Our country is layered with stories of people whose land has been taken away from them, those who have been transplanted, or who have arrived seeking to find a new life. In the film I was curious about the contrasts of two distinct places and the familiarity or isolation my characters felt in each. I deliberately tried to represent the locations as ‘a small island’ and ‘a big city’. Doing this enables me to situate these ideas in a poetic space rather than a literal political and social context.

I’m also interested in how the generation we are born in changes our relationship to a place and our perception of/approach to/aspirations for life. I think the characters’ generation have seen Aotearoa change a lot.

 


Lee’s character… says: “ideally the relationship between land and people is like that of a couple deeply in love”.


I was interested in how it feels when the causes you were committed to and the contributions you made don’t have the same emphasis now as you grow older. Your impact in the world is waning. Lee’s character who was part of the 70s activist generation is still an idealist. He says: “ideally the relationship between land and people is like that of a couple deeply in love”. He is trying to understand his place in a world that’s changing.

Jia is much more accepting of the fates that govern the changes in her life. She says: “I come to this life not by my self wish, I have no judgment.” So I was interested in the different outlook of the characters: of a man who has grown up feeling like he had a choice and having the weight of that ‘choice’ on his shoulders to do something good with the world, and a woman who didn’t have much choice has but has tried to make the most of what she has been given to help the people around her.

If you could make a film about anyone living or dead who would it be?

To be honest, I’m fascinated by ordinary people who live close to me, the intimacy of whose lives I’ve been privileged to experience. There are so many incredibly interesting people who have led extraordinary lives and done amazing things, but the ‘one person’ I hope to make fiction films about in the future will probably be an amalgamation of people nearby.

In my current documentary project called Return to the Planet Mongo, I’m loving the life stories of a Chairman Mao impersonator who I interviewed in his home in Guiyang last year.

Could you share your strongest memory from filming?

Everything was done on such a shoestring that looking back I was always finding myself in unusual situations. When I was filming in China, I couldn’t afford to have a translator around all the time and I don’t understand Mandarin. So I would write what I imagined the script to be in English, shoot my characters saying their lines in Chinese and then pass it my translator afterwards to confirm that the story or scene was as I’d intended. It meant when we were editing, we would have to do a translation signoff, sending all the parts in Mandarin to my translator and asking “have they said that line?” or  “was it believable?”
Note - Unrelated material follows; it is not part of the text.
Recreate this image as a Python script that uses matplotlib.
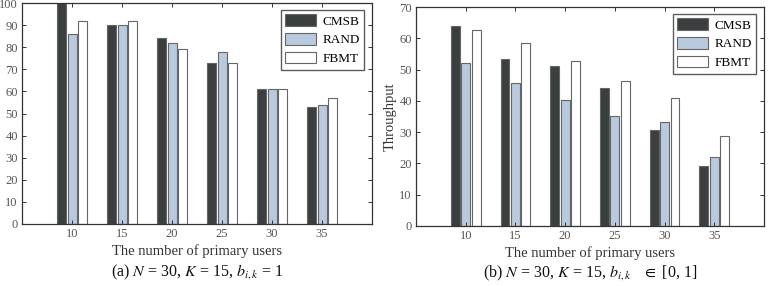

What was the last great film you saw?

A Separation.

What’s the best piece of advice you’ve ever been given?

“You have a lot to do during your lifetime and your body alone cannot contain all the energy you require to achieve these things. Therefore, you need to learn to draw energy from the earth and let this support you to do what you need to do.” – Beto

What are you thinking about doing next?

There’s still a bunch of work to do giving The Red House a good chance of life in other parts of the world. I’m about to go to the MIFF 37 Degrees South Market in Melbourne for this purpose.

Then straight after the NZFF Wellington screening I’m going to shoot the next part of Return to the Planet Mongo. The film follows some of the world’s top animators and graphic artists during an animation festival in Guiyang, Southern China.  It poses the questions, “Is life an illusion or a concrete reality? Are animation and new technology a replacement for ‘real’ life?”  I was rather struck by the place when I went there to shoot the first part: it’s a surreal mix of new fast development with construction sites, ‘new’ indigenous villages, waterfalls, and hills on which one has to be careful not to be pounced on by monkeys. While I was there I also got to meet and interview local people (including a billionaire property developer, a highland horseman, a Chairman Mao impersonator, a female construction worker), asking them similar questions to the animators. So I’m looking forward to going back to do the next part of the shoot.

Apart from this I have two feature script ideas in early development, a music vid, and dance film, which I look forward to working on once I’m back from China.